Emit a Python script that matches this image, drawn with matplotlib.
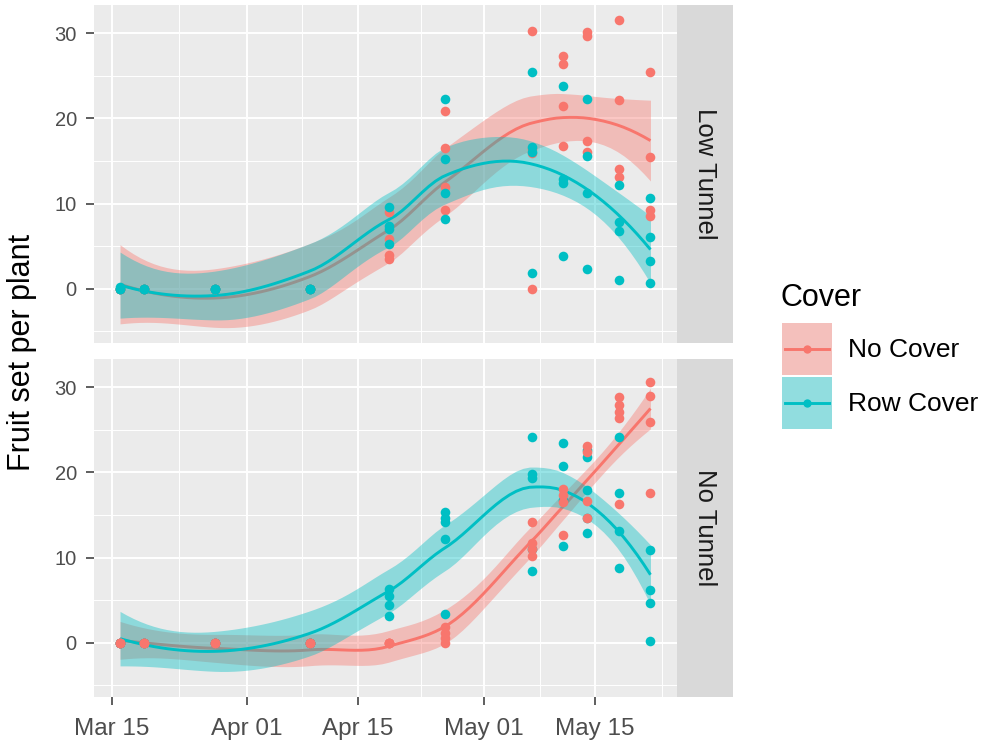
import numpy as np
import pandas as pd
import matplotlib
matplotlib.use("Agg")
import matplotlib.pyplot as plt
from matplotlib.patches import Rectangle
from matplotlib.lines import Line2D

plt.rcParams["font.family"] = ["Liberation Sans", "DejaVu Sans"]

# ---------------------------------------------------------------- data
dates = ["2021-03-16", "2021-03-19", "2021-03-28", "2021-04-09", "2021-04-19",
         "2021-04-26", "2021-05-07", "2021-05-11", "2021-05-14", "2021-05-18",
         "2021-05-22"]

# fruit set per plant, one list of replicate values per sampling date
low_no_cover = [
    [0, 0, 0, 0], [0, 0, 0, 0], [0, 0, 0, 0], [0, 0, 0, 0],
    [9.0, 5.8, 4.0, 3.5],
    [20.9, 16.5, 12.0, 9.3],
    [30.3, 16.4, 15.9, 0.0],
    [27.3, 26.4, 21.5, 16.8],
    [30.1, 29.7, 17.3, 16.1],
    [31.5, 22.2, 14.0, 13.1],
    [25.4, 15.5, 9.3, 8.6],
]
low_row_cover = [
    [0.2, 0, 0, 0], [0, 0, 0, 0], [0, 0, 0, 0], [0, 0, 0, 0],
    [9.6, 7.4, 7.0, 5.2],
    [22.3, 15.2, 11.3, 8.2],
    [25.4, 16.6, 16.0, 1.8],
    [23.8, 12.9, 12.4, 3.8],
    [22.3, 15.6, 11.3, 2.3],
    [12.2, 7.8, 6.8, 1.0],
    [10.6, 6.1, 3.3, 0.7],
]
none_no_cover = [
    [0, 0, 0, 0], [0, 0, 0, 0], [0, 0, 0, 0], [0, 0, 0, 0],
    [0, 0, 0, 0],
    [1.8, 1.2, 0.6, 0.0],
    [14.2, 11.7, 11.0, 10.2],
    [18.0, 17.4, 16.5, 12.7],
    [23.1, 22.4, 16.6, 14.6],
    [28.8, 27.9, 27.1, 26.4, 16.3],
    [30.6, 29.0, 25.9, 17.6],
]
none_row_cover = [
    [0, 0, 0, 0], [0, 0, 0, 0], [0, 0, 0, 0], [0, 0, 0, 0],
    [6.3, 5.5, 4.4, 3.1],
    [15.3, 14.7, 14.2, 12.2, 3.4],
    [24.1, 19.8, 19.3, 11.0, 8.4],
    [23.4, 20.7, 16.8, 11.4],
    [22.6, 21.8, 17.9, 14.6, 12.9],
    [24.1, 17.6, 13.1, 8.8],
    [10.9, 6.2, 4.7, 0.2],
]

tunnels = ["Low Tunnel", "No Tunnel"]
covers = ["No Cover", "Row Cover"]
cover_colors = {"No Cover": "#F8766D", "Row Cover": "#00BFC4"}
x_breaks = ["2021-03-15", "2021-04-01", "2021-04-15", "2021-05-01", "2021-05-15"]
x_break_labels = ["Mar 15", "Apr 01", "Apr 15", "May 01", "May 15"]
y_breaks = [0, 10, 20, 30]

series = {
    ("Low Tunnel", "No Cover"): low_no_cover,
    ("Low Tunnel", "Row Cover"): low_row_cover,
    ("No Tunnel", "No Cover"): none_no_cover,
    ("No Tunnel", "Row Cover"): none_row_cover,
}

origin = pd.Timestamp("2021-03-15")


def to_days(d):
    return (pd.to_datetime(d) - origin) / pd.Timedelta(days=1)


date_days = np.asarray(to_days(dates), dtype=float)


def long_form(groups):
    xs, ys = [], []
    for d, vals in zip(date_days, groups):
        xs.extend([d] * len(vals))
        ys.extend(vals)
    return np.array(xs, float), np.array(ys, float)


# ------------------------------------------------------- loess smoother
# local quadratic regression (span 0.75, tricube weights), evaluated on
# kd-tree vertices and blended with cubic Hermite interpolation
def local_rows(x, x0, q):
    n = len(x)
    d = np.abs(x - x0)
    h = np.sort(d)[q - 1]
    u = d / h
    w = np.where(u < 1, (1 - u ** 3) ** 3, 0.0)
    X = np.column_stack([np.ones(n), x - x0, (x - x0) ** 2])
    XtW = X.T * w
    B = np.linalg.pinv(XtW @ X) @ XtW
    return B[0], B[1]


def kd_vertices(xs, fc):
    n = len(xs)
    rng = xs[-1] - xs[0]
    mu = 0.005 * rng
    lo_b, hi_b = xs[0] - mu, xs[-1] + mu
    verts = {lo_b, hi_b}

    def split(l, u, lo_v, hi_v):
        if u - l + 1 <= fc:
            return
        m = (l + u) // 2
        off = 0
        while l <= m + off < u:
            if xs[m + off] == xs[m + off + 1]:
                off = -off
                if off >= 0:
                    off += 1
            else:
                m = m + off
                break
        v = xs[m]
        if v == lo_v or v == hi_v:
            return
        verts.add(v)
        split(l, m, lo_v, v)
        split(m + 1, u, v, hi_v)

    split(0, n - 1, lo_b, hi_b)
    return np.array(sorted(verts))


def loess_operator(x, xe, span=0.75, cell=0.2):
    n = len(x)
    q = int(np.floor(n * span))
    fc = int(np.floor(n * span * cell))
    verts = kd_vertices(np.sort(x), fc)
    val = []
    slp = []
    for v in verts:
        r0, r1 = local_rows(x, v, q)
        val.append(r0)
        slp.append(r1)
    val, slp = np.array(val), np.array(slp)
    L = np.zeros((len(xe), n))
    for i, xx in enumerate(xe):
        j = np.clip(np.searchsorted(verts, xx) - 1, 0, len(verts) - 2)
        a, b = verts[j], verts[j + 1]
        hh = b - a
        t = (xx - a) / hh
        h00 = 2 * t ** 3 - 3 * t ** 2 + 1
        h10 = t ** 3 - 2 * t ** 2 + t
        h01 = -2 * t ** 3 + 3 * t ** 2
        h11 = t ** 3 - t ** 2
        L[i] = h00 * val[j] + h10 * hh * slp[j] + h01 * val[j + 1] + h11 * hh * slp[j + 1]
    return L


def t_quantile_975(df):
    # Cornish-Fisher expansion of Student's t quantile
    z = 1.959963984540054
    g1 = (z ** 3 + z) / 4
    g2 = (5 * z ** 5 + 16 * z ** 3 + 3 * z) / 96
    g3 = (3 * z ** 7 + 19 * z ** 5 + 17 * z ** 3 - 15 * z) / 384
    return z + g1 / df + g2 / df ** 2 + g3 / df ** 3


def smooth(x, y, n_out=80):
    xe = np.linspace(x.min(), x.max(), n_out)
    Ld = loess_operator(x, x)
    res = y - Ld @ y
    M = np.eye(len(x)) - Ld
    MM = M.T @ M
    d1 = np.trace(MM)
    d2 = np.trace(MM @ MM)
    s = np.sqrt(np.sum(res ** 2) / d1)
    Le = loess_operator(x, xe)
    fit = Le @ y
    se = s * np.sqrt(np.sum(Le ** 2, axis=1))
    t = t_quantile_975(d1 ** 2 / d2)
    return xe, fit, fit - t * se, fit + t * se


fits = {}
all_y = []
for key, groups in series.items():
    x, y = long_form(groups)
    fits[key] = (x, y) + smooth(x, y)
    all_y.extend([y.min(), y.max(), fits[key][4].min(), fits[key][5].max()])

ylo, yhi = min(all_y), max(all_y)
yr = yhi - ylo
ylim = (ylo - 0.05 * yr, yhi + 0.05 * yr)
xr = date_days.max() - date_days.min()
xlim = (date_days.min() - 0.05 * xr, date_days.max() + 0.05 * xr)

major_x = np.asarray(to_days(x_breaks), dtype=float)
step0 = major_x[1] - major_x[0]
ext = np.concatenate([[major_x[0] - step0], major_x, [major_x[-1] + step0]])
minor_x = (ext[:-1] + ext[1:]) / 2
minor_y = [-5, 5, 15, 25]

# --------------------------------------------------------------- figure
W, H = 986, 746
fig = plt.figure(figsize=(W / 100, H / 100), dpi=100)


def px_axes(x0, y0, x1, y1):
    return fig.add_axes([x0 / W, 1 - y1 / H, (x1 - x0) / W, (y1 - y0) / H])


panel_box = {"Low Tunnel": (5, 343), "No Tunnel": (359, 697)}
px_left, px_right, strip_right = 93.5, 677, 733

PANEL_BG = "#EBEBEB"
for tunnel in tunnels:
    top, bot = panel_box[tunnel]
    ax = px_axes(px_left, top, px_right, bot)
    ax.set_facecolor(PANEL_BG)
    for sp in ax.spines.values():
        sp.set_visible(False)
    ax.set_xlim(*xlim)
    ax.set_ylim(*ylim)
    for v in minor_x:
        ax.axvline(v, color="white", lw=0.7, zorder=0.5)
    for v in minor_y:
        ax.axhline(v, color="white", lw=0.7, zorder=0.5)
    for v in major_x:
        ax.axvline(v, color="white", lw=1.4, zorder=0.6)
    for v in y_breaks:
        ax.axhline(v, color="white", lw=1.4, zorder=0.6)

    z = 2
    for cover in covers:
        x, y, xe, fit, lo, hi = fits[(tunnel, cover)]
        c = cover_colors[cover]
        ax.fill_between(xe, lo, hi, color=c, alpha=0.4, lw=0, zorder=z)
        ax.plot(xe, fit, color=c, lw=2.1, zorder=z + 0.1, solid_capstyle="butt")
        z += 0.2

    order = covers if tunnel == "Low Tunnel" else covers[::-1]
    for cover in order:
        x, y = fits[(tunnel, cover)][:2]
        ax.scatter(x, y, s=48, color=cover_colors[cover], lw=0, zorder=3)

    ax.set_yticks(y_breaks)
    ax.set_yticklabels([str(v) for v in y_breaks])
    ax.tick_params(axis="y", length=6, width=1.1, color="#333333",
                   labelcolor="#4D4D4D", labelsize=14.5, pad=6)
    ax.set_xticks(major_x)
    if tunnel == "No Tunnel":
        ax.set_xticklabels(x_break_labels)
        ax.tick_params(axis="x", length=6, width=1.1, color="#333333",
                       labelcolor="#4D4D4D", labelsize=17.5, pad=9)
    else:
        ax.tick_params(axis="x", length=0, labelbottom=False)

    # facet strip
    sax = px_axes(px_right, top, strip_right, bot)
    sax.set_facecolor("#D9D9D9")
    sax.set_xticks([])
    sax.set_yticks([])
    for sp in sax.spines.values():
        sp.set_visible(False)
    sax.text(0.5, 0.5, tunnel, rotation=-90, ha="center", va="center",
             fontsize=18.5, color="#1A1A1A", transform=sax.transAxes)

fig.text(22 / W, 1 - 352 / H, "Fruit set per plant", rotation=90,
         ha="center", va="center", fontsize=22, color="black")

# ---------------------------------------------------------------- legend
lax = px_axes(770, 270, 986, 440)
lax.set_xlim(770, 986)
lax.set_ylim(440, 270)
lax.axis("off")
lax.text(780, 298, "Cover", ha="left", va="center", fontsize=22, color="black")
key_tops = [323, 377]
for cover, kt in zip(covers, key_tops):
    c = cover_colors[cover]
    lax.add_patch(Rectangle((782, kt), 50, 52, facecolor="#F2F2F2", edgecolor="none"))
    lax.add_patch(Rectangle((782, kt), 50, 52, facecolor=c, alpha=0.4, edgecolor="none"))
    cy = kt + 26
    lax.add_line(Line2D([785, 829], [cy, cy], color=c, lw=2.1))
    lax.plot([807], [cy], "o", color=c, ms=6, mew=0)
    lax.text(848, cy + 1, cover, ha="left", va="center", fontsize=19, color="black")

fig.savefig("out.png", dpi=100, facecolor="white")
..............................
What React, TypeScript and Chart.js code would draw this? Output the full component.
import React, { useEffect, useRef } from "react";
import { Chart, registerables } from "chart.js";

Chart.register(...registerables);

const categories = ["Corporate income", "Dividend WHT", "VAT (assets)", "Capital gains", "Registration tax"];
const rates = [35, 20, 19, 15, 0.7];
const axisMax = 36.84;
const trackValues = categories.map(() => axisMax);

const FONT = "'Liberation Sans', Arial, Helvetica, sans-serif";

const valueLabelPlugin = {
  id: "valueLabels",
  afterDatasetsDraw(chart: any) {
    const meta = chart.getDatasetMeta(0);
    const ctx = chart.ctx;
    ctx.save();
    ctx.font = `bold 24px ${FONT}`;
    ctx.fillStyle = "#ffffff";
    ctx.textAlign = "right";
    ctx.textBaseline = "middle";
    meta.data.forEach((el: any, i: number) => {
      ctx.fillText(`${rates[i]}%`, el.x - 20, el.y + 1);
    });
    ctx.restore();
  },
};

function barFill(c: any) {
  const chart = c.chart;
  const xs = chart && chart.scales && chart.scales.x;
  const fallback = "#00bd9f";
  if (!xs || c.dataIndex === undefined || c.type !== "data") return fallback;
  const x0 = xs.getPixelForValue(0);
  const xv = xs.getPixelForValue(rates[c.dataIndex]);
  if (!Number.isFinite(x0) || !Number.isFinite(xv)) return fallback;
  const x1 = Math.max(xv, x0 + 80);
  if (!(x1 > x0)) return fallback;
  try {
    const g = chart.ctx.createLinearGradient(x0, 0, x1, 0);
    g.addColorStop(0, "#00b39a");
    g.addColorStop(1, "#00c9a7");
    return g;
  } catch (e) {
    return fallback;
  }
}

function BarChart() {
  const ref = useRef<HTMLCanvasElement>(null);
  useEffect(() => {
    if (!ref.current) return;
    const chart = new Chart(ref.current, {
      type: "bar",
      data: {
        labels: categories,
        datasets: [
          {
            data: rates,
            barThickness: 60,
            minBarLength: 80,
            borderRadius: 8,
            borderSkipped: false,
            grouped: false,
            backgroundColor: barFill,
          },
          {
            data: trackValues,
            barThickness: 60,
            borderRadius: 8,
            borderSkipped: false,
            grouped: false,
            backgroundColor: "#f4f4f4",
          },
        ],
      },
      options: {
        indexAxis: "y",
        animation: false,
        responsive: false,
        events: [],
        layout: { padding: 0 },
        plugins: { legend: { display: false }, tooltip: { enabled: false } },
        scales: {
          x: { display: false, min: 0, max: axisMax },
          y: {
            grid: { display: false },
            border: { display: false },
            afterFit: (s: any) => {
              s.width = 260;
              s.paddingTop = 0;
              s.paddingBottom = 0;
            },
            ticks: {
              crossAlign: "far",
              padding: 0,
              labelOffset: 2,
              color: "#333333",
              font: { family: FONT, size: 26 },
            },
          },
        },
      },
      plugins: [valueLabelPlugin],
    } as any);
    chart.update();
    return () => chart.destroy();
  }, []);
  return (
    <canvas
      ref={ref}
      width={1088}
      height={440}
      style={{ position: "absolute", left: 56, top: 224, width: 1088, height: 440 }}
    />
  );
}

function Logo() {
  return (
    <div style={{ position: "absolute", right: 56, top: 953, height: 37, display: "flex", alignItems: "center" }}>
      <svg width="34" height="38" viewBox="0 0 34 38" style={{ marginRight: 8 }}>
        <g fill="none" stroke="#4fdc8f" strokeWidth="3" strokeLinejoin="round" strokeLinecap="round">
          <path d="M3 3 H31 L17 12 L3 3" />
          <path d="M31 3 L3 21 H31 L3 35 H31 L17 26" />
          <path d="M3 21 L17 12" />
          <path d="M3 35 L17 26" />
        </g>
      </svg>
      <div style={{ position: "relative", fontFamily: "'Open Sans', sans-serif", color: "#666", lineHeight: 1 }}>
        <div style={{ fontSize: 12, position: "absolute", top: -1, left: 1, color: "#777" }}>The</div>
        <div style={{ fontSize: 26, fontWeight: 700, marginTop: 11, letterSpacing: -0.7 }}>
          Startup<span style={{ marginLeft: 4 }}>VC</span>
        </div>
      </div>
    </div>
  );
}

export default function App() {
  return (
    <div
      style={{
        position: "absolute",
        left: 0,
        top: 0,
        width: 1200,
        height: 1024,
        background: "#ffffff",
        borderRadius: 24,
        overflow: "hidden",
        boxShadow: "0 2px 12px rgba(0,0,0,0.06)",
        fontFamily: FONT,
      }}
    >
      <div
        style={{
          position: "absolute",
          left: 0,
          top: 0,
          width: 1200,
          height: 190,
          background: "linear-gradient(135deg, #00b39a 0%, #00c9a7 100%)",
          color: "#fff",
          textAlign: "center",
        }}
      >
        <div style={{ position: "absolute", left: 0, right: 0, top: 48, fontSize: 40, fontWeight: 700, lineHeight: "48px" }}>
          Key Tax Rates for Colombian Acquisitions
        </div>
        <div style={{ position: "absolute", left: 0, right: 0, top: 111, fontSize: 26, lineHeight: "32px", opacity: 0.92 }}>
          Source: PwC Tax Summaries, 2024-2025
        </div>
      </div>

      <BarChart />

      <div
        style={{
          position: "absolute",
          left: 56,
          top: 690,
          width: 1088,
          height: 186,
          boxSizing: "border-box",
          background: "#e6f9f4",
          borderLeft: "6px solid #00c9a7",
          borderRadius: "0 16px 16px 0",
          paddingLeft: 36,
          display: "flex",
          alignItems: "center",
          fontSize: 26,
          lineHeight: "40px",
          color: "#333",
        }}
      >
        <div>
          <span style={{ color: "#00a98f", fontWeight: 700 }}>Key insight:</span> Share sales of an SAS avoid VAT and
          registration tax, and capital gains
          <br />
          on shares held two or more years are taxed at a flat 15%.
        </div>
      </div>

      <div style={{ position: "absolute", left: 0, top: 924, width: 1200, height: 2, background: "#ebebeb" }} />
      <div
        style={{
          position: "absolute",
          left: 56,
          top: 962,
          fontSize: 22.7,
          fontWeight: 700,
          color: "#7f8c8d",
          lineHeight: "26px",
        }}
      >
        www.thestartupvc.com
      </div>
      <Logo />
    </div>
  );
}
..............................
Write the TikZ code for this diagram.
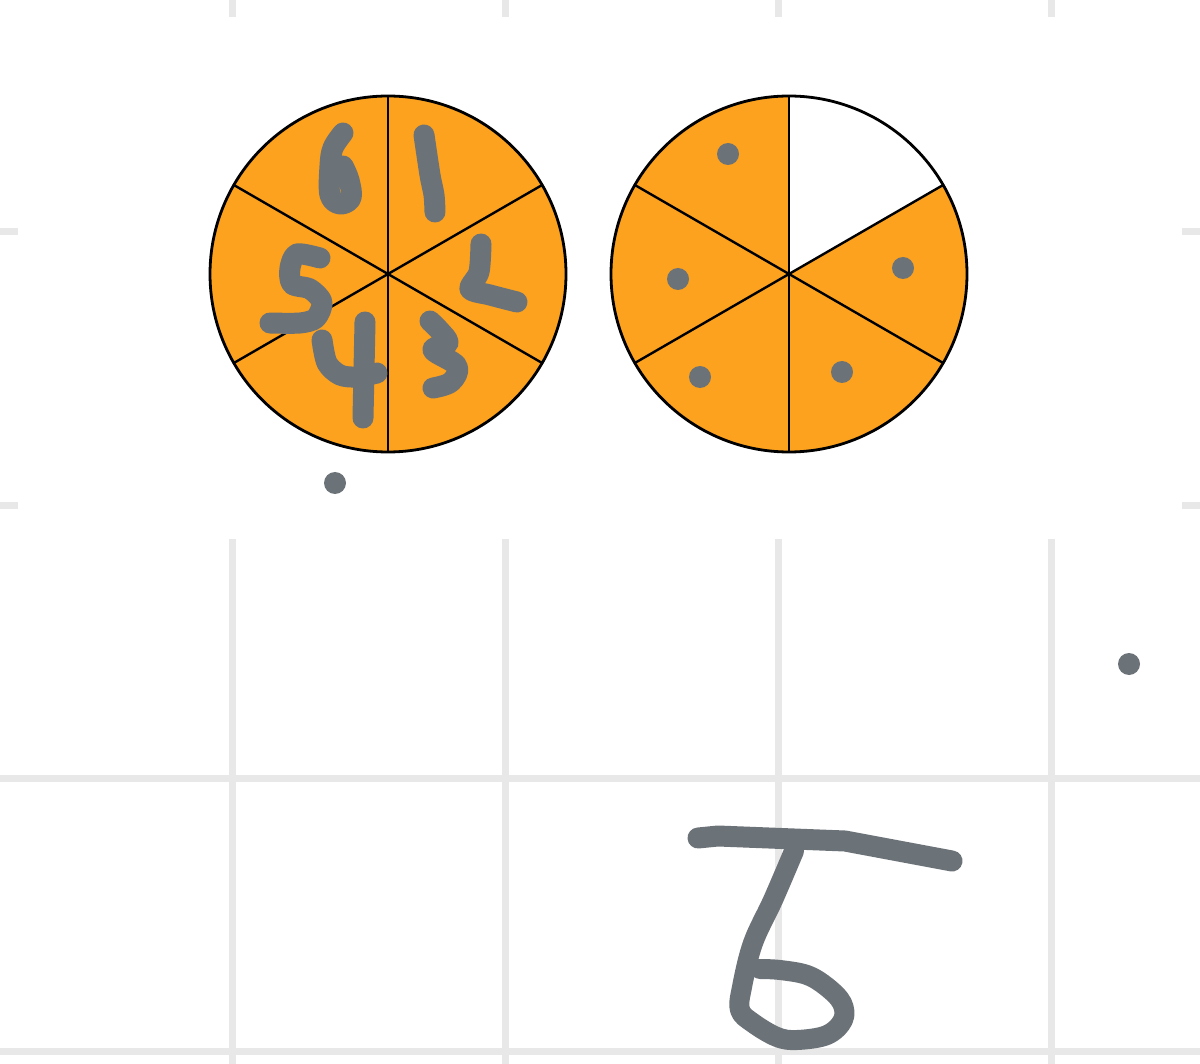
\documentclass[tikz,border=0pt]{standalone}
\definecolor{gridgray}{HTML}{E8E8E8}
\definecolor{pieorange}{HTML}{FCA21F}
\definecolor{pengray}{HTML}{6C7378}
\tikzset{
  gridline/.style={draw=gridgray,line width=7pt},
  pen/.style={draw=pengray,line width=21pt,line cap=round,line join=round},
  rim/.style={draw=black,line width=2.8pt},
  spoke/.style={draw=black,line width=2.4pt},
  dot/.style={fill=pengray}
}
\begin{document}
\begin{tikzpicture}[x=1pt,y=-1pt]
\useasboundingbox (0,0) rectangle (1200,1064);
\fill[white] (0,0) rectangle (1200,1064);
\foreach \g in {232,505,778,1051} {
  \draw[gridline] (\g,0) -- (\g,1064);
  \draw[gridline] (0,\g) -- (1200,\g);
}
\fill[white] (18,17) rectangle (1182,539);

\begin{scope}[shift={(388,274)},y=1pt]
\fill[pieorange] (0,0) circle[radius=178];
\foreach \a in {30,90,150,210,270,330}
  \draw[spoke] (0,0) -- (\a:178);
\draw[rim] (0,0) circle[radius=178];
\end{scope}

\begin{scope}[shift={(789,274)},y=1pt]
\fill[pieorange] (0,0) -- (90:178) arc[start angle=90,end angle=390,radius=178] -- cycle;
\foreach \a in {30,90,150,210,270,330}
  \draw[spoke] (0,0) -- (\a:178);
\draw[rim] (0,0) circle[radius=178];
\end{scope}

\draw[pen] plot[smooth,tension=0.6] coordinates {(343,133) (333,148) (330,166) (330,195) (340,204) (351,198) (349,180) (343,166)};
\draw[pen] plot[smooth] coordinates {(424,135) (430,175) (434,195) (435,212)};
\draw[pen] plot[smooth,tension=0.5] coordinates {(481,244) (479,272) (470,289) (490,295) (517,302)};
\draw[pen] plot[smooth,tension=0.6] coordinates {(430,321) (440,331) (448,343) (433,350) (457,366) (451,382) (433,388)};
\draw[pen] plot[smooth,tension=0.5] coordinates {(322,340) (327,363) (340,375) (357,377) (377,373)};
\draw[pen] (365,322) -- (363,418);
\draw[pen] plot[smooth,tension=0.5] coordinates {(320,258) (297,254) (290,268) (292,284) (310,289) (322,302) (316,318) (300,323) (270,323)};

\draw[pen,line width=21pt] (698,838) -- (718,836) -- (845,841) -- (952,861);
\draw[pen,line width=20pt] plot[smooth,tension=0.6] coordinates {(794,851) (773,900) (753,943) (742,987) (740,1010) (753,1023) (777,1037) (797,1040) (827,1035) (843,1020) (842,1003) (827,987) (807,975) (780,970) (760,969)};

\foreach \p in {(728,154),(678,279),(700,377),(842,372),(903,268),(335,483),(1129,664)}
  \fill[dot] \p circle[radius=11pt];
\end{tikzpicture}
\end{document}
..............................
#### WRITTEN INSTRUCTION
Count every line in the preceding entries where the string "code" appears, then state only the total.

#### THE RESULT
2